Paris ist ihr Zuhause. Hier lebt sie, hier arbeitet sie, hier hat sie sich verliebt. Er glaubt sich in Dänemark heimisch zu fühlen, auch er hat seine alte Heimat lange hinter sich gelassen. Sie beide sind Emigranten, die mit Tschechien nur noch die Erinnerung verbindet. Milan Kunderas Roman "Die Unwissenheit" ist im Herbst 2001 im Hörverlag als Hörbuch erschienen. Rufus Beck trägt die parallel verlaufenden Lebenswege von Irena und Josef vor. Sie kennen sich flüchtig aus Tschechien, doch Josef erinnert sich nicht mehr an die Frau, die ihn am Pariser Flughafen anspricht: "Kennen wir uns nicht aus Prag?". Beide kehren nach langen Jahren der Emigration wieder in ihre alte Heimat zurück. Am Flughafen tauschen sie Telefonummern aus, und als Josef in seinem kleinen Hotelzimmer einen Anruf von der unbekannten Bekannten erhält, lässt er sich nicht anmerken, dass er sich nicht erinnern kann. Ihre kurze und heftige Liebe bricht schließlich grausam auseinander, als sie seine Lüge durchschaut.
Trotz dieser Liebesthematik ist "Die Unwissenheit" keine Liebesgeschichte. Das Zusammentreffen von Josef und Irena schildert der Autor nur am Rande. Den Großteil des Romans bilden mosaikartig zusammengesetzte Erzählstränge, die teils tiefsinnig-philosophisch Fragen aufwerfen, mit denen Menschen in Europa gerade heute konfrontiert sind. Was ist Heimweh, was ist Sehnsucht, und wie baut ein Mensch sich seine nationale Identität auf? Sowohl Irena als auch Josef müssen sich von ihren Landsleuten den Vorwurf anhören, ihr Vaterland verraten zu haben. Und niemand in Tschechien will hören, dass auch sie es nicht leicht hatten, als sie sich in einem anderen Land ein neues Leben aufgebaut haben.
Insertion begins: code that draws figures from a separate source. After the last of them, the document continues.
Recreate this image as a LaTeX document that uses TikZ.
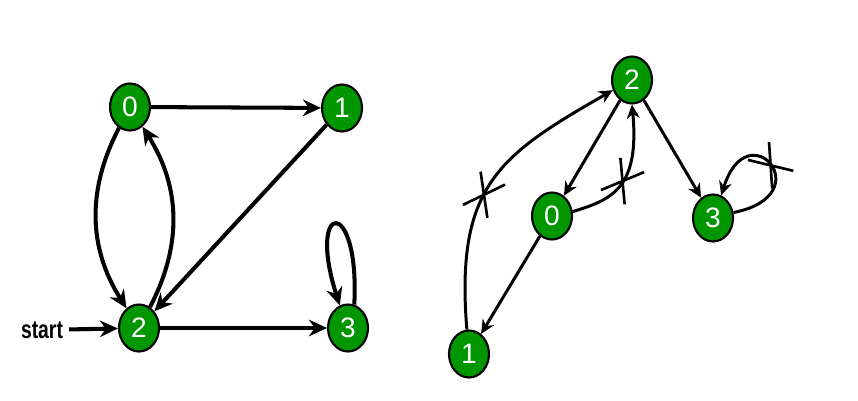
\documentclass[tikz,border=0pt]{standalone}
\usepackage{fontspec}
\setmainfont{Liberation Sans}
\newfontfamily\narrowfont[FakeStretch=0.76]{Liberation Sans}
\usepackage{tikz}
\usetikzlibrary{arrows.meta,shapes.geometric,shapes.misc}
\definecolor{VertGreen}{RGB}{0,150,0}

\begin{document}
\begin{tikzpicture}[x=0.02cm,y=0.02cm,>={Stealth[length=3.6mm,width=3.3mm]},every node/.style={font=\fontsize{16}{18}\selectfont}]
\tikzset{vert/.style={ellipse,draw=black,line width=1.2pt,fill=VertGreen,text=white,minimum width=8mm,minimum height=9.4mm,inner sep=0pt},bigarc/.style={->,line width=2.3pt},smallarc/.style={->,line width=1.7pt,>={Stealth[length=2.8mm,width=2.6mm]}},cutmark/.style={cross out,draw,line width=1.5pt,minimum width=7mm,minimum height=5mm,inner sep=0pt}}
\useasboundingbox (0,0) rectangle (858,400);
% graph
\node[vert] (a0) at (130,293) {0};
\node[vert] (a1) at (342,292) {1};
\node[vert] (a2) at (139,72) {2};
\node[vert] (a3) at (348,72) {3};
\node[font=\narrowfont\bfseries\fontsize{14.5}{16}\selectfont] (start) at (42,70) {start};
\draw[bigarc] (start)--(a2);
\draw[bigarc] (a0)--(a1);
\draw[bigarc] (a1)--(a2);
\draw[bigarc] (a0) to[bend right=30] (a2);
\draw[bigarc] (a2) to[bend right=30] (a0);
\draw[bigarc] (a2)--(a3);
\draw[bigarc] (a3.75) .. controls (360,205) and (306,200) .. (a3.110);
% DFS tree with cut edges
\node[vert] (b2) at (632,320) {2};
\node[vert] (b0) at (552,184) {0};
\node[vert] (b3) at (713,182) {3};
\node[vert] (b1) at (469,46) {1};
\draw[smallarc] (b1.95) .. controls (455,215) and (500,245) .. (b2.208) node[cutmark,sloped,pos=0.43] (cut1) {};
\draw[smallarc] (b2)--(b0);
\draw[smallarc] (b0)--(b1);
\draw[smallarc] (b0.12) .. controls (610,200) and (640,210) .. (b2.-90) node[cutmark,sloped,pos=0.55] (cut2) {};
\draw[smallarc] (b2)--(b3);
\draw[smallarc] (b3.15) .. controls (822,205) and (748,290) .. (b3.70) node[cutmark,sloped,pos=0.5] (cut3) {};
\end{tikzpicture}
\end{document}
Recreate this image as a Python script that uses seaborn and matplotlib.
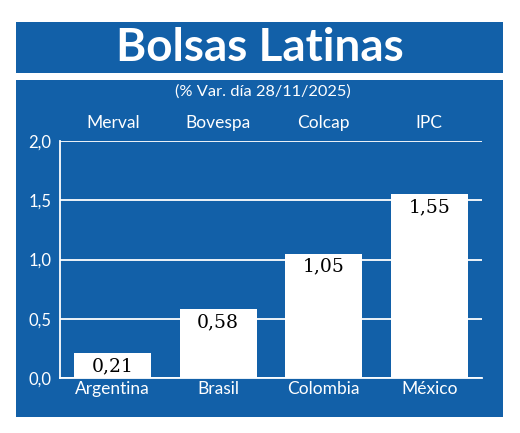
import matplotlib
matplotlib.use("Agg")
import matplotlib.pyplot as plt
from matplotlib.patches import Rectangle
import seaborn as sns
import pandas as pd

# datos del gráfico
paises = ["Argentina", "Brasil", "Colombia", "México"]
indices = ["Merval", "Bovespa", "Colcap", "IPC"]
variacion = [0.21, 0.58, 1.05, 1.55]
yticks = [0.0, 0.5, 1.0, 1.5, 2.0]
titulo = "Bolsas Latinas"
subtitulo = "(% Var. día 28/11/2025)"

AZUL = "#1260a8"
SANS = ["Lato", "DejaVu Sans"]

sns.set_theme(style="white")
plt.rcParams["font.family"] = SANS

df = pd.DataFrame({"pais": paises, "var": variacion})

fig = plt.figure(figsize=(5.2, 4.33), dpi=100)
fig.patch.set_facecolor("white")

# cajas de fondo
fig.patches.append(Rectangle((16 / 520, 1 - 73 / 433), 487 / 520, 51 / 433,
                             transform=fig.transFigure, facecolor=AZUL,
                             edgecolor="none", zorder=-1))
fig.patches.append(Rectangle((16 / 520, 1 - 417 / 433), 487 / 520, 337.5 / 433,
                             transform=fig.transFigure, facecolor=AZUL,
                             edgecolor="none", zorder=-1))

fig.text(0.5, 1 - 48 / 433, titulo, ha="center", va="center", color="white",
         fontsize=33, fontweight="bold", family=SANS)
fig.text(263 / 520, 1 - 92 / 433, subtitulo, ha="center", va="center",
         color="white", fontsize=11.8, family=SANS)

ax = fig.add_axes([60 / 520, 1 - 378 / 433, 422 / 520, 237 / 433])
ax.set_zorder(2)
ax.set_facecolor("none")
ax.set_axisbelow(True)

sns.barplot(data=df, x="pais", y="var", color="white", width=0.73,
            saturation=1, edgecolor="none", ax=ax)

ax.set_ylim(0, 2.0)
ax.set_xlim(-0.5, 3.5)
ax.set_yticks(yticks)
ax.set_yticklabels([f"{t:.1f}".replace(".", ",") for t in yticks])
ax.yaxis.grid(True, color="white", linewidth=1.3)
ax.tick_params(axis="y", colors="white", labelsize=12, length=0, pad=6)
ax.tick_params(axis="x", colors="white", labelsize=12.5, length=0, pad=2)
ax.set_xticks([0.5, 1.5, 2.5, 3.5], minor=True)
ax.tick_params(axis="x", which="minor", direction="in", length=6,
               width=1.2, color="white")
ax.set_xlabel("")
ax.set_ylabel("")

for side in ["top", "right"]:
    ax.spines[side].set_visible(False)
for side in ["left", "bottom"]:
    ax.spines[side].set_color("white")
    ax.spines[side].set_linewidth(1.3)

# índices arriba
for i, nombre in enumerate(indices):
    ax.text(i, 2.0 + 0.15, nombre, ha="center", va="center", color="white",
            fontsize=12.5, family=SANS)

# valores dentro de las barras
for i, v in enumerate(variacion):
    ax.annotate(f"{v:.2f}".replace(".", ","), (i, v), xytext=(0, -3),
                textcoords="offset points", ha="center", va="top",
                color="black", fontsize=13.5, family=["DejaVu Serif"])

fig.savefig("out.png", dpi=100)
Die vielen Zeitsprünge, Rückblenden, Gedanken- und Traumschilderungen lassen dieses Hörbuch oft verwirrend erscheinen. Die Geschichten von Josef und Irena verlaufen so parallel, dass der Hörer zum Teil nicht weiss, in wessen Lebensgeschichte er sich gerade einhört. So schildert Beck mit viel Einfühlungsvermögen einen lange zurückliegenden Selbstmordversuch Irenas, direkt im Anschluss blickt Josef auf seine Frau, die in Dänemark im Sterben liegt. Für kurze Zeit bleibt unklar, welche Frau er betrachtet. Blickt Josef auf die sterbende Irena? Unnmöglich, denn die beiden haben sich zu diesem Zeitpunkt noch gar nicht getroffen. Oder hat die Erzählung erneut einen Zeitsprung gemacht und ist in der Gegenwart gelandet?
Das Stilmittel der Rück- und Überblenden setzt Rufus Beck sprachlich hervorragend um, er will Verwirrung schaffen, indem er nur kurze Pausen macht und fast unmittelbar von einer Geschichte in die nächste wechselt. Das Publikum wird herausgefordert, sich zu konzentrieren und sich einzulassen auf dieses Puzzlespiel der Erinnerungen, die im Ganzen eine Einheit bilden. Gleichzeitig stellt sich dem Zuhörer allein durch die Erzählweise die Frage, die auch thematisch den Roman bestimmt: Wie wertvoll oder austauschbar sind unsere Erinnerungen? Welche Mechanismen schalten sich ein, um Dinge aus der Erinnerung zu verbannen und andere im Nachhinein hervorzuheben?
Rufus Beck spricht dieses Hörbuch, ohne seine Stimme merklich zu verfremden. Ganz anders als in
Harry Potter
nimmt er hier eher subtil Sprecher-Rollen ein: Er spricht die Gedanken Irenas aus und schafft es hervorragend, stets eine Spur Zweifel und Unsicherheit mit einfließen zu lassen. Auch Josefs Gleichgültigkeit setzt Beck sprachlich gekonnt um, ohne den Erzählfluss zu unterbrechen. Die Hörbuch-Version von Milan Kunderas "Die Unwissenheit " regt seine Hörer zum Nachdenken an. Wer sich von den teilweise anstrengenden Unklarheiten in der Geschichte nicht abschrecken lässt, dem wird dieses Hörbuch ebenso in Erinnerung bleiben wie die Fragen, die es aufwirft.